A técnica utilizada é muito rudimentar e pouco progressiva, baseada em ferramentas, pois as invenções são raras. O trabalho é realizado essencialmente por encomenda e o conjunto dos consumidores bem delimitado. Tratando-se duma economia fechada, onde as necessidades são conhecidas e pouco susceptíveis de alterações, é baixa a pressão demográfica e os mercados estão limitados ao domínio senhorial ou tribal. Os artesãos sujeitam-se apenas aos riscos provenientes de defeitos de construção ou exteriores, não correndo riscos económicos.

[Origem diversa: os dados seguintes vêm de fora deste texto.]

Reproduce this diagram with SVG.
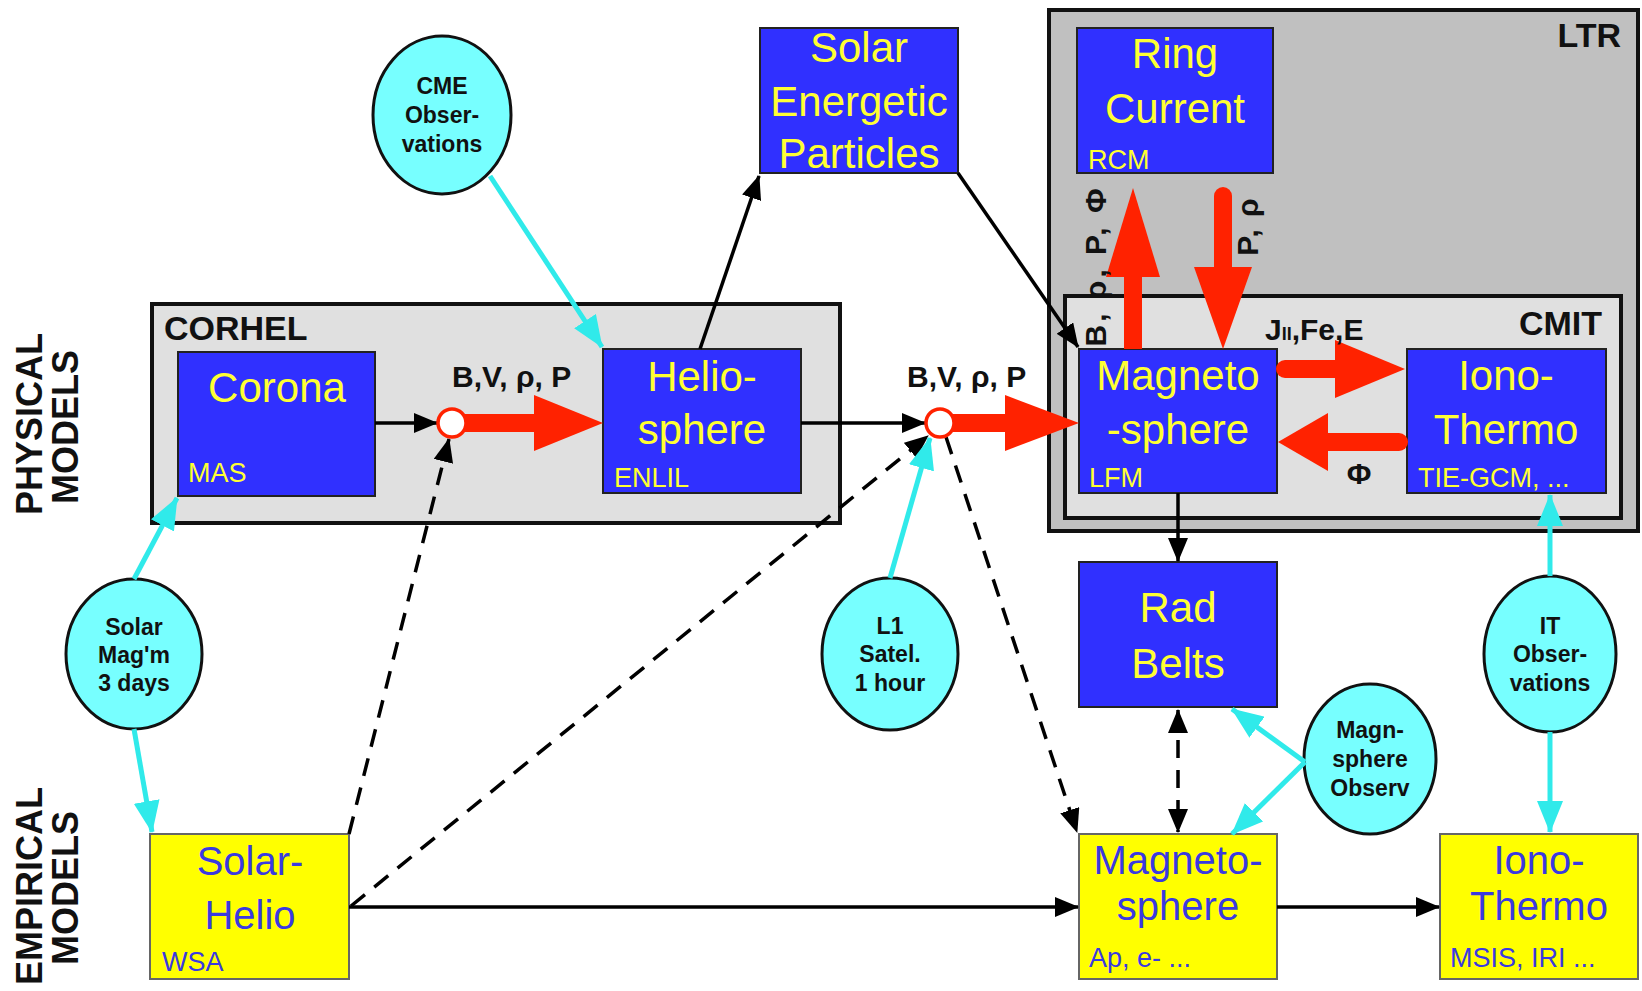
<svg xmlns="http://www.w3.org/2000/svg" width="1642" height="991" viewBox="0 0 1642 991">
<style>
.bg{fill:#fff}
.frame{stroke:#111;stroke-width:4}
.blue{fill:#3030ff;stroke:#222;stroke-width:2}
.yel{fill:#ffff00;stroke:#666;stroke-width:2}
.obs{fill:#77ffff;stroke:#111;stroke-width:3}
.ty{fill:#ffff33;font-family:"Liberation Sans",Arial,sans-serif;font-size:42px;text-anchor:middle}
.tys{fill:#ffff33;font-family:"Liberation Sans",Arial,sans-serif;font-size:27px}
.tb{fill:#3a3ae0;font-family:"Liberation Sans",Arial,sans-serif;font-size:40px;text-anchor:middle}
.tbs{fill:#3a3ae0;font-family:"Liberation Sans",Arial,sans-serif;font-size:27px}
.to{fill:#111;font-family:"Liberation Sans",Arial,sans-serif;font-size:23px;font-weight:bold;text-anchor:middle}
.tl{fill:#111;font-family:"Liberation Sans",Arial,sans-serif;font-size:30px;font-weight:bold}
.th{fill:#111;font-family:"Liberation Sans",Arial,sans-serif;font-size:34px;font-weight:bold}
.side{fill:#111;font-family:"Liberation Sans",Arial,sans-serif;font-size:36px;font-weight:bold;text-anchor:middle}
.blk{stroke:#000;stroke-width:3.5;fill:none}
.dash{stroke:#000;stroke-width:3.5;fill:none;stroke-dasharray:18 12}
.cy{stroke:#30eaea;stroke-width:5;fill:none}
.rs{stroke:#ff2200;stroke-width:18;fill:none}
.rsr{stroke:#ff2200;stroke-width:18;fill:none;stroke-linecap:round}
.rh{fill:#ff2200}
.node{fill:#fff;stroke:#ff2200;stroke-width:3.5}
</style>
<defs>
<marker id="ab" viewBox="0 0 24 20" refX="23" refY="10" markerWidth="24" markerHeight="20" orient="auto-start-reverse" markerUnits="userSpaceOnUse"><path d="M0,0 L24,10 L0,20 z" fill="#000"/></marker>
<marker id="ac" viewBox="0 0 32 26" refX="31" refY="13" markerWidth="32" markerHeight="26" orient="auto" markerUnits="userSpaceOnUse"><path d="M0,0 L32,13 L0,26 z" fill="#30eaea"/></marker>
</defs>
<rect class="bg" x="0" y="0" width="1642" height="991"/>

<g id="side-labels">
<text class="side" transform="translate(42,424) rotate(-90)">PHYSICAL</text>
<text class="side" transform="translate(78,427) rotate(-90)">MODELS</text>
<text class="side" transform="translate(42,886) rotate(-90)">EMPIRICAL</text>
<text class="side" transform="translate(78,888) rotate(-90)">MODELS</text>
</g>

<g id="LTR">
<rect class="frame" x="1049" y="10" width="589" height="521" fill="#c0c0c0"/>
<text class="th" x="1621" y="47" text-anchor="end">LTR</text>
</g>
<g id="CMIT">
<rect class="frame" x="1065" y="296" width="556" height="222" fill="#e0e0e0"/>
<text class="th" x="1602" y="335" text-anchor="end">CMIT</text>
</g>
<g id="CORHEL">
<rect class="frame" x="152" y="304" width="688" height="219" fill="#e0e0e0"/>
<text class="th" x="164" y="340">CORHEL</text>
</g>

<g id="corona">
<rect class="blue" x="178" y="352" width="197" height="144"/>
<text class="ty" x="277" y="402">Corona</text>
<text class="tys" x="188" y="482">MAS</text>
</g>
<g id="heliosphere">
<rect class="blue" x="603" y="349" width="198" height="144"/>
<text class="ty" x="702" y="391">Helio-</text>
<text class="ty" x="702" y="444">sphere</text>
<text class="tys" x="614" y="487">ENLIL</text>
</g>
<g id="sep">
<rect class="blue" x="760" y="28" width="198" height="145"/>
<text class="ty" x="859" y="62">Solar</text>
<text class="ty" x="859" y="116">Energetic</text>
<text class="ty" x="859" y="168">Particles</text>
</g>
<g id="ring-current">
<rect class="blue" x="1077" y="28" width="196" height="145"/>
<text class="ty" x="1175" y="68">Ring</text>
<text class="ty" x="1175" y="123">Current</text>
<text class="tys" x="1088" y="169">RCM</text>
</g>
<g id="magnetosphere-phys">
<rect class="blue" x="1079" y="349" width="198" height="144"/>
<text class="ty" x="1178" y="390">Magneto</text>
<text class="ty" x="1178" y="444">-sphere</text>
<text class="tys" x="1089" y="487">LFM</text>
</g>
<g id="iono-thermo-phys">
<rect class="blue" x="1407" y="349" width="199" height="144"/>
<text class="ty" x="1506" y="390">Iono-</text>
<text class="ty" x="1506" y="444">Thermo</text>
<text class="tys" x="1418" y="487">TIE-GCM, ...</text>
</g>
<g id="rad-belts">
<rect class="blue" x="1079" y="562" width="198" height="145"/>
<text class="ty" x="1178" y="622">Rad</text>
<text class="ty" x="1178" y="678">Belts</text>
</g>

<g id="solar-helio">
<rect class="yel" x="150" y="834" width="199" height="145"/>
<text class="tb" x="250" y="875">Solar-</text>
<text class="tb" x="250" y="929">Helio</text>
<text class="tbs" x="162" y="971">WSA</text>
</g>
<g id="magnetosphere-emp">
<rect class="yel" x="1079" y="834" width="198" height="145"/>
<text class="tb" x="1178" y="874">Magneto-</text>
<text class="tb" x="1178" y="920">sphere</text>
<text class="tbs" x="1089" y="967">Ap, e- ...</text>
</g>
<g id="iono-thermo-emp">
<rect class="yel" x="1440" y="834" width="198" height="145"/>
<text class="tb" x="1539" y="874">Iono-</text>
<text class="tb" x="1539" y="920">Thermo</text>
<text class="tbs" x="1450" y="967">MSIS, IRI ...</text>
</g>

<g id="cme-obs">
<ellipse class="obs" cx="442" cy="115" rx="69" ry="79"/>
<text class="to" x="442" y="94">CME</text>
<text class="to" x="442" y="123">Obser-</text>
<text class="to" x="442" y="152">vations</text>
</g>
<g id="solar-magm">
<ellipse class="obs" cx="134" cy="654" rx="68" ry="75"/>
<text class="to" x="134" y="635">Solar</text>
<text class="to" x="134" y="663">Mag'm</text>
<text class="to" x="134" y="691">3 days</text>
</g>
<g id="l1-satel">
<ellipse class="obs" cx="890" cy="654" rx="68" ry="76"/>
<text class="to" x="890" y="634">L1</text>
<text class="to" x="890" y="662">Satel.</text>
<text class="to" x="890" y="691">1 hour</text>
</g>
<g id="it-obs">
<ellipse class="obs" cx="1550" cy="654" rx="66" ry="78"/>
<text class="to" x="1550" y="634">IT</text>
<text class="to" x="1550" y="662">Obser-</text>
<text class="to" x="1550" y="691">vations</text>
</g>
<g id="magn-obs">
<ellipse class="obs" cx="1370" cy="759" rx="66" ry="75"/>
<text class="to" x="1370" y="738">Magn-</text>
<text class="to" x="1370" y="767">sphere</text>
<text class="to" x="1370" y="796">Observ</text>
</g>

<g id="connectors">
<path class="blk" d="M375,423 L437,423" marker-end="url(#ab)"/>
<path class="blk" d="M801,423 L925,423" marker-end="url(#ab)"/>
<path class="blk" d="M700,349 L759,176" marker-end="url(#ab)"/>
<path class="blk" d="M958,173 L1078,347" marker-end="url(#ab)"/>
<path class="blk" d="M1178,493 L1178,561" marker-end="url(#ab)"/>
<path class="blk" d="M349,907 L1078,907" marker-end="url(#ab)"/>
<path class="blk" d="M1277,907 L1439,907" marker-end="url(#ab)"/>
<path class="dash" d="M349,834 L449,439" marker-end="url(#ab)"/>
<path class="dash" d="M351,906 L928,436" marker-end="url(#ab)"/>
<path class="dash" d="M946,437 L1077,832" marker-end="url(#ab)"/>
<path class="dash" d="M1178,710 L1178,832" marker-start="url(#ab)" marker-end="url(#ab)"/>
<path class="cy" d="M134,579 L177,498" marker-end="url(#ac)"/>
<path class="cy" d="M134,729 L152,832" marker-end="url(#ac)"/>
<path class="cy" d="M490,176 L602,347" marker-end="url(#ac)"/>
<path class="cy" d="M890,578 L930,438" marker-end="url(#ac)"/>
<path class="cy" d="M1550,576 L1550,495" marker-end="url(#ac)"/>
<path class="cy" d="M1550,732 L1550,832" marker-end="url(#ac)"/>
<path class="cy" d="M1305,762 L1232,709" marker-end="url(#ac)"/>
<path class="cy" d="M1305,762 L1232,834" marker-end="url(#ac)"/>
<path class="rs" d="M460,423 L536,423"/>
<polygon class="rh" points="534,395 603,423 534,451"/>
<path class="rs" d="M948,423 L1007,423"/>
<polygon class="rh" points="1005,395 1079,423 1005,451"/>
<path class="rs" d="M1133,349 L1133,275"/>
<polygon class="rh" points="1106,277 1133,188 1160,277"/>
<path class="rsr" d="M1223,196 L1223,269"/>
<polygon class="rh" points="1194,267 1223,349 1252,267"/>
<path class="rsr" d="M1285,369 L1337,369"/>
<polygon class="rh" points="1335,340 1405,369 1335,398"/>
<path class="rsr" d="M1399,442 L1326,442"/>
<polygon class="rh" points="1328,413 1278,442 1328,471"/>
<circle class="node" cx="452" cy="423" r="14"/>
<circle class="node" cx="940" cy="423" r="14"/>
<text class="tl" x="452" y="387">B,V, ρ, P</text>
<text class="tl" x="907" y="387">B,V, ρ, P</text>
<text class="tl" text-anchor="middle" letter-spacing="3" transform="translate(1106,266) rotate(-90)">B, ρ, P, Φ</text>
<text class="tl" text-anchor="middle" letter-spacing="2" transform="translate(1258,226) rotate(-90)">P, ρ</text>
<text class="tl" x="1265" y="340" font-size="32">J<tspan font-size="18">II</tspan>,Fe,E</text>
<text class="tl" x="1359" y="484" text-anchor="middle" font-weight="normal" font-size="28">Φ</text>
</g>
</svg>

Embora a esperança de lucro não esteja totalmente ausente, não constitui o móbil essencial da produção artesanal.

No âmbito dos domínios, senhorial e tribal, integram-se, além da terra e das pastagens, os bens imobiliários utilizados na actividade produtiva com carácter económico de bens de consumo duradouro. O primeiro objectivo da propriedade dos meios de produção é o gado e os prisioneiros reduzidos à escravatura, só depois surgem os instrumentos de trabalho e outros meios de produção, pertencentes total ou parcialmente aos produtores directos, nas esferas fundamentais da produção. Estava a cargo dos produtores o investimento em bens necessários à produção, bem como a constituição de reservas de produtos de consumo produtivo e a sua conservação.

Não é apenas na base da intensificação da exploração que as classes senhoriais podem aumentar a sua riqueza. Esta só pode crescer de forma vultuosa na proporção do alargamento da base territorial, onde podem buscar novos excedentes através do aumento do ritmo das suas conquistas.

Nas áreas da Mesopotâmia, Egipto, Vale do Indo e China, existia uma próspera agricultura com uma estável produção de excedentes, mas também uma divisão da sociedade em duas classes principais: uma classe de produtores rurais e artesãos e uma classe dominante que exigia uma parte da produção para si própria sob a forma de tributos.